When you think of Steve Martin, you likely think of him as an actor or comedian. Whether you're talking about movies like "The Jerk" or his legendary appearances as host of "Saturday Night Live," Martin is first and foremost known as the wild and crazy guy in his tour de force comedic performances.
But beyond that, Martin is also a director, producer, playwright, novelist and, most importantly for this story, a musician.
Specifically, he's a musician who is skilled with a banjo, having first picked up the instrument in his late teens before incorporating it into his comedic routine.
Since then Martin has earned a Grammy for his musical work, including the Best Bluegrass Album for 2009's "The Crow: New Songs for the 5-String Banjo." For the past three years he's also recorded and toured with the Steep Canyon Rangers.
"This band has been bringing it to the people for a long time, as have many other musicians, and I just like being a part of the whole thing," Martin told The Boot, an online country music magazine.

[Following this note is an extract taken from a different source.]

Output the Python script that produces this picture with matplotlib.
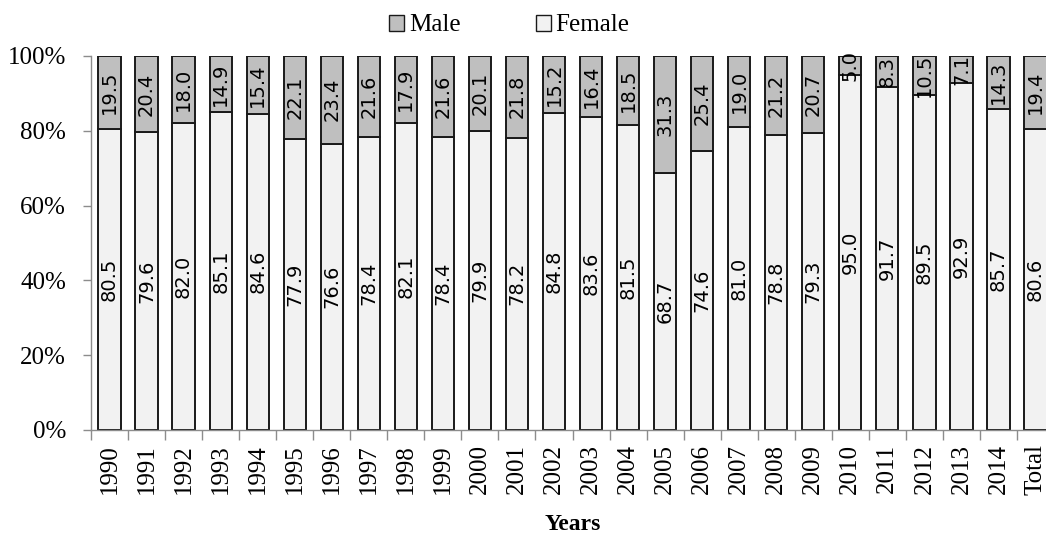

The Steep Canyon Rangers have released eight albums - including 2011's "Rare Bird Alert" with Martin - and include a bevy of multi-instrumentalists and songwriters.
In an interview with No Depression, Rangers guitarist Woody Platt said the band and Martin met in 2008 at a dinner party through Martin's wife, and the relationship quickly grew from friends to tourmates. Before releasing albums together, Steep Canyon Rangers were his touring band for "The Crow."
But in that same interview, Platt said the band is careful to avoid becoming "Steve Martin's band."
"We love touring with Steve, but we still need to tour on our own to help maintain our own identity as the Steep Canyon Rangers," said the guitarist.
He still described the relationship as hugely beneficial for both.
"The biggest benefit for us has been the exposure for our group through the live shows, written press and television," Platt explained.
Meanwhile, Martin praised the band for teaching him some of the simpler things about music that he had yet to grasp and for bringing the best out of his own work.
"I also realized that there is a language, a distinct musical language, in how we respond to each other and react to each other," Martin told The Boot, explaining his partnership with the Rangers.
Of course, Martin brings a little of his trademark comedic styling to the table when it comes to the concerts.
"I like doing that because it's what I do," Martin said, adding that the band wouldn't do that on its own. "When they work alone, they stick to their own style - they don't do jokes; it might be a disaster if they did."